Rule 4.24 of the High Court Rules in New Zealand allows representative actions with the consent of those other persons who have the same interest, or as directed by the court. The Rule derives from historic procedures developed in the UK Court of Chancery to cater for cases where the interests of many parties were the same. In representative actions the court’s determination is binding on all parties with the same interests, thereby preventing a multiplicity of claims on the same issues.
In Ross v Southern Response1 the High Court was recently called upon to revisit the important question of whether a representative action should be on an “opt-in” or “opt-out” basis. In an opt-out proceeding all persons who share a common interest in the proceeding (ie “the class”) are bound by the outcome of the representative proceeding unless they elect to exclude themselves. By contrast, in an opt-in proceeding persons must actively consent to be joined as part of the class.

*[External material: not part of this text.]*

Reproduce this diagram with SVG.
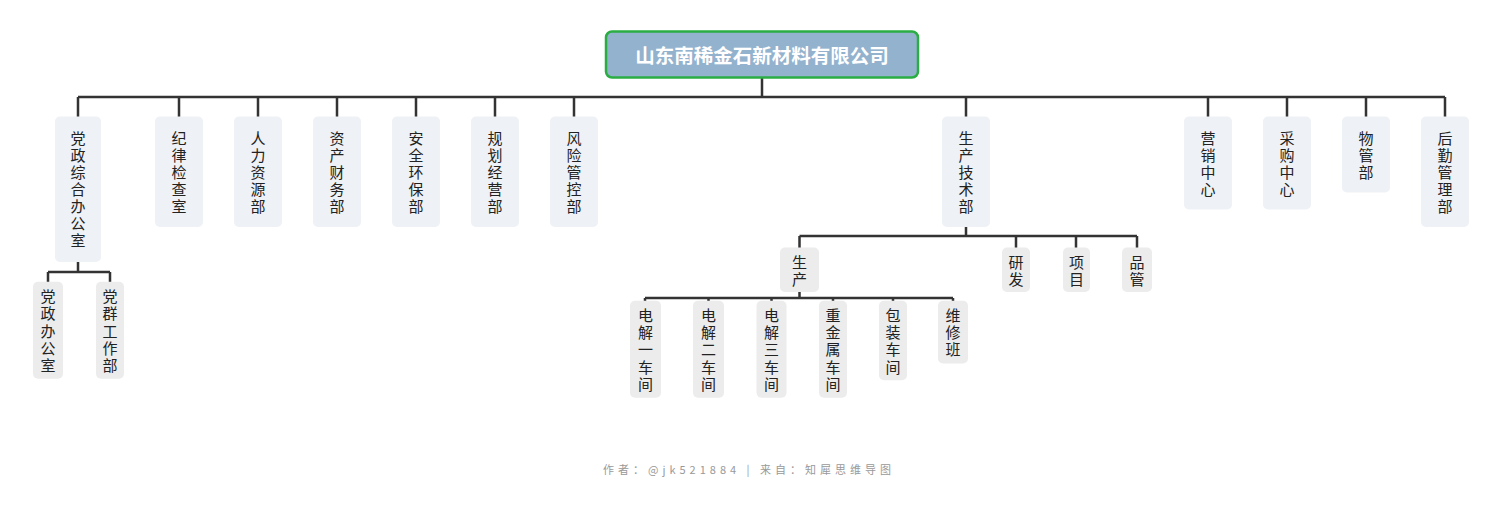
<svg xmlns="http://www.w3.org/2000/svg" width="1500" height="513" viewBox="0 0 1500 513">
<style>
.bg{fill:#ffffff}
.n1{fill:#eef1f5}
.n2{fill:#ececec}
.t{font-family:"Liberation Sans","Noto Sans CJK SC",sans-serif;font-size:15px;fill:#222;text-anchor:middle;dominant-baseline:central}
.root-r{fill:#93b2ce;stroke:#2aae44;stroke-width:2.5}
.root-t{font-family:"Noto Sans CJK SC","Noto Sans",sans-serif;font-size:19.5px;font-weight:bold;fill:#ffffff;text-anchor:middle;dominant-baseline:central}
.c{fill:none;stroke:#333;stroke-width:2.5}
.foot{font-family:"Noto Sans CJK SC","Noto Sans",sans-serif;font-size:11px;fill:#999;text-anchor:middle;letter-spacing:4px}
</style>
<rect class="bg" x="0" y="0" width="1500" height="513"/>
<g id="connectors">
<path class="c" d="M762,78V97M78,97H1445M78,97V117M179,97V117M258,97V117M337,97V117M416,97V117M495,97V117M574,97V117M966,97V117M1208,97V117M1287,97V117M1366,97V117M1445,97V117"/>
<path class="c" d="M78,262V272M48,272H110M48,272V282M110,272V282"/>
<path class="c" d="M966,227V236M799.5,236H1137M799.5,236V248M1016,236V248M1076,236V248M1137,236V248"/>
<path class="c" d="M799.5,292V298M645,298H953M645,298V301M708.5,298V301M771.5,298V301M833,298V301M893,298V301M953,298V301"/>
</g>
<g id="root">
<rect class="root-r" x="606" y="31.5" width="312" height="46" rx="6"/>
<text class="root-t" x="762" y="54.5">山东南稀金石新材料有限公司</text>
</g>
<g id="n-dangzheng">
<rect class="n1" x="55" y="116.5" width="46" height="145.5" rx="5"/>
<text class="t"><tspan x="78" y="137.5">党</tspan><tspan x="78" y="154.6">政</tspan><tspan x="78" y="171.7">综</tspan><tspan x="78" y="188.8">合</tspan><tspan x="78" y="205.9">办</tspan><tspan x="78" y="223">公</tspan><tspan x="78" y="240.1">室</tspan></text>
</g>
<g id="n-jilv">
<rect class="n1" x="155" y="116.5" width="48" height="110.5" rx="5"/>
<text class="t"><tspan x="179" y="137.5">纪</tspan><tspan x="179" y="154.6">律</tspan><tspan x="179" y="171.7">检</tspan><tspan x="179" y="188.8">查</tspan><tspan x="179" y="205.9">室</tspan></text>
</g>
<g id="n-renli">
<rect class="n1" x="234" y="116.5" width="48" height="110.5" rx="5"/>
<text class="t"><tspan x="258" y="137.5">人</tspan><tspan x="258" y="154.6">力</tspan><tspan x="258" y="171.7">资</tspan><tspan x="258" y="188.8">源</tspan><tspan x="258" y="205.9">部</tspan></text>
</g>
<g id="n-zichan">
<rect class="n1" x="313" y="116.5" width="48" height="110.5" rx="5"/>
<text class="t"><tspan x="337" y="137.5">资</tspan><tspan x="337" y="154.6">产</tspan><tspan x="337" y="171.7">财</tspan><tspan x="337" y="188.8">务</tspan><tspan x="337" y="205.9">部</tspan></text>
</g>
<g id="n-anquan">
<rect class="n1" x="392" y="116.5" width="48" height="110.5" rx="5"/>
<text class="t"><tspan x="416" y="137.5">安</tspan><tspan x="416" y="154.6">全</tspan><tspan x="416" y="171.7">环</tspan><tspan x="416" y="188.8">保</tspan><tspan x="416" y="205.9">部</tspan></text>
</g>
<g id="n-guihua">
<rect class="n1" x="471" y="116.5" width="48" height="110.5" rx="5"/>
<text class="t"><tspan x="495" y="137.5">规</tspan><tspan x="495" y="154.6">划</tspan><tspan x="495" y="171.7">经</tspan><tspan x="495" y="188.8">营</tspan><tspan x="495" y="205.9">部</tspan></text>
</g>
<g id="n-fengxian">
<rect class="n1" x="550" y="116.5" width="48" height="110.5" rx="5"/>
<text class="t"><tspan x="574" y="137.5">风</tspan><tspan x="574" y="154.6">险</tspan><tspan x="574" y="171.7">管</tspan><tspan x="574" y="188.8">控</tspan><tspan x="574" y="205.9">部</tspan></text>
</g>
<g id="n-shengchanjishu">
<rect class="n1" x="942" y="116.5" width="48" height="110.5" rx="5"/>
<text class="t"><tspan x="966" y="137.5">生</tspan><tspan x="966" y="154.6">产</tspan><tspan x="966" y="171.7">技</tspan><tspan x="966" y="188.8">术</tspan><tspan x="966" y="205.9">部</tspan></text>
</g>
<g id="n-yingxiao">
<rect class="n1" x="1184" y="116.5" width="48" height="93" rx="5"/>
<text class="t"><tspan x="1208" y="137.5">营</tspan><tspan x="1208" y="154.6">销</tspan><tspan x="1208" y="171.7">中</tspan><tspan x="1208" y="188.8">心</tspan></text>
</g>
<g id="n-caigou">
<rect class="n1" x="1263" y="116.5" width="48" height="93" rx="5"/>
<text class="t"><tspan x="1287" y="137.5">采</tspan><tspan x="1287" y="154.6">购</tspan><tspan x="1287" y="171.7">中</tspan><tspan x="1287" y="188.8">心</tspan></text>
</g>
<g id="n-wuguan">
<rect class="n1" x="1342" y="116.5" width="48" height="76" rx="5"/>
<text class="t"><tspan x="1366" y="137.5">物</tspan><tspan x="1366" y="154.6">管</tspan><tspan x="1366" y="171.7">部</tspan></text>
</g>
<g id="n-houqin">
<rect class="n1" x="1421" y="116.5" width="48" height="110.5" rx="5"/>
<text class="t"><tspan x="1445" y="137.5">后</tspan><tspan x="1445" y="154.6">勤</tspan><tspan x="1445" y="171.7">管</tspan><tspan x="1445" y="188.8">理</tspan><tspan x="1445" y="205.9">部</tspan></text>
</g>
<g id="n-dangzhengban">
<rect class="n2" x="33" y="281.7" width="30" height="97" rx="5"/>
<text class="t"><tspan x="48" y="296.3">党</tspan><tspan x="48" y="313.4">政</tspan><tspan x="48" y="330.5">办</tspan><tspan x="48" y="347.6">公</tspan><tspan x="48" y="364.7">室</tspan></text>
</g>
<g id="n-dangqun">
<rect class="n2" x="96" y="281.7" width="28" height="97" rx="5"/>
<text class="t"><tspan x="110" y="296.3">党</tspan><tspan x="110" y="313.4">群</tspan><tspan x="110" y="330.5">工</tspan><tspan x="110" y="347.6">作</tspan><tspan x="110" y="364.7">部</tspan></text>
</g>
<g id="n-shengchan">
<rect class="n2" x="780" y="247.5" width="39" height="44.5" rx="5"/>
<text class="t"><tspan x="799.5" y="261.5">生</tspan><tspan x="799.5" y="278.6">产</tspan></text>
</g>
<g id="n-yanfa">
<rect class="n2" x="1002" y="247.5" width="28" height="44.5" rx="5"/>
<text class="t"><tspan x="1016" y="261.5">研</tspan><tspan x="1016" y="278.6">发</tspan></text>
</g>
<g id="n-xiangmu">
<rect class="n2" x="1063" y="247.5" width="27" height="44.5" rx="5"/>
<text class="t"><tspan x="1076.5" y="261.5">项</tspan><tspan x="1076.5" y="278.6">目</tspan></text>
</g>
<g id="n-pinguan">
<rect class="n2" x="1122" y="247.5" width="30" height="44.5" rx="5"/>
<text class="t"><tspan x="1137" y="261.5">品</tspan><tspan x="1137" y="278.6">管</tspan></text>
</g>
<g id="n-dianjie1">
<rect class="n2" x="630" y="300.7" width="31" height="97" rx="5"/>
<text class="t"><tspan x="645.5" y="315.2">电</tspan><tspan x="645.5" y="332.3">解</tspan><tspan x="645.5" y="349.4">一</tspan><tspan x="645.5" y="366.5">车</tspan><tspan x="645.5" y="383.6">间</tspan></text>
</g>
<g id="n-dianjie2">
<rect class="n2" x="693" y="300.7" width="31" height="97" rx="5"/>
<text class="t"><tspan x="708.5" y="315.2">电</tspan><tspan x="708.5" y="332.3">解</tspan><tspan x="708.5" y="349.4">二</tspan><tspan x="708.5" y="366.5">车</tspan><tspan x="708.5" y="383.6">间</tspan></text>
</g>
<g id="n-dianjie3">
<rect class="n2" x="756.5" y="300.7" width="30" height="97" rx="5"/>
<text class="t"><tspan x="771.5" y="315.2">电</tspan><tspan x="771.5" y="332.3">解</tspan><tspan x="771.5" y="349.4">三</tspan><tspan x="771.5" y="366.5">车</tspan><tspan x="771.5" y="383.6">间</tspan></text>
</g>
<g id="n-zhongjinshu">
<rect class="n2" x="819" y="300.7" width="28" height="97" rx="5"/>
<text class="t"><tspan x="833" y="315.2">重</tspan><tspan x="833" y="332.3">金</tspan><tspan x="833" y="349.4">属</tspan><tspan x="833" y="366.5">车</tspan><tspan x="833" y="383.6">间</tspan></text>
</g>
<g id="n-baozhuang">
<rect class="n2" x="879" y="300.7" width="28" height="79.5" rx="5"/>
<text class="t"><tspan x="893" y="315.2">包</tspan><tspan x="893" y="332.3">装</tspan><tspan x="893" y="349.4">车</tspan><tspan x="893" y="366.5">间</tspan></text>
</g>
<g id="n-weixiu">
<rect class="n2" x="938" y="300.7" width="30" height="62.8" rx="5"/>
<text class="t"><tspan x="953" y="315.2">维</tspan><tspan x="953" y="332.3">修</tspan><tspan x="953" y="349.4">班</tspan></text>
</g>
<text class="foot" x="749" y="474">作者：@jk521884 | 来自：知犀思维导图</text>
</svg>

Overseas regimes, notably Australia, Canada and United States of America, have adopted an opt-out model off the back of comprehensive Law Commission studies. The underlying rationale is that opt-out tends to promote a larger class and is said to protect more effectively the interests of vulnerable sections of society who are otherwise unlikely to participate in court proceedings. These regimes have enacted comprehensive class action legislation containing detailed regulations on matters of process unique to representative proceedings.
In New Zealand, though, the courts have only Rule 4.24. In a decision of French J in 2008, Houghton v Saunders, (in the Feltex litigation), her Honour found that an opt-out procedure was not expressly permitted under Rule 4.24; and that the Rules only contemplate opt-in. French J was influenced by the fact that opt-out procedures overseas had detailed legislative prescriptions which include safeguards to protect the interests of defendants, as well as members of the represented class. Her Honour considered that an opt-out procedure represents too radical a departure from the existing Rules.
Since Houghton v Saunders, opt-in proceedings have become the established orthodoxy in New Zealand. The courts have developed rules of procedure using their supervisory powers and have brought a creative mindset to bear to address issues such as (to name some) the court’s role in reviewing communications to class members, the use of sub-classes and staged trial procedures (to accommodate different individual issues as between class members) as well as clarifying the position under the Limitation Act. For all this, though, legislative intervention remains highly desirable. Modern representative actions give rise to a plethora of procedural issues, particularly with the advent of modern commercial litigation funders, which the historic form of representative actions could never have envisaged. While the courts recognise that commercial funding has access to justice benefits, equally the commercial imperatives of litigation funders (who seek to make profits) can run into conflict with due process concerns - especially so in an opt-out proceeding. Unsurprisingly, in 2014, the then Chief Justice remarked that Rule 4.24 is ill-suited to the modern litigation landscape and “is being required to bear a weight for which it was not designed”.
Despite signs of shuffling from within the corridors of the legislature, actual progress in this area has been somewhat glacial. In 2008 the Rules Committee published a draft Class Action Bill and draft High Court Amendment (Class Action Rules) which proposed that both opt-in and opt-out procedures were permitted, with criteria to guide the court on which should apply. This proposal was not acted on.
More recently, in 2018, the Rules Committee released new draft rules for representative proceedings for consultation, which expressly contemplated opt-in proceedings. However, the Rules Committee is restrained by its view that any substantive reform is a matter for Parliament. The Law Commission has recently reactivated its work in this area, but the priority of this investigation is presently unknown.
But back to Ross v Southern Response. In the High Court, the Rosses argued that French J’s decision in Houghton v Saunders was wrong, and that the Court has jurisdiction under Rule 4.24 to order an opt-out proceeding and that it ought to do so. In a judgment released in late 2018 Associate Judge Matthews in the High Court declined to make an opt-out order, instead requiring the proceeding to be brought as an opt-in proceeding. The Judge noted that “[w]hilst New Zealand may be out of step, in a sense, with other comparable jurisdictions in not preferring opt-out orders, opt-in orders have been made in all cases in this country”.
The Rosses have appealed to the Court of Appeal. The appeal was heard last month, with judgment pending. Whatever the outcome, the Court of Appeal’s decision will represent a further milestone in the body of Judge-made law under Rule 4.24. All the while, the drums for legislative intervention continue to beat.
1In the interests of transparency it is noted that Buddle Findlay acted for the defendant in this proceeding.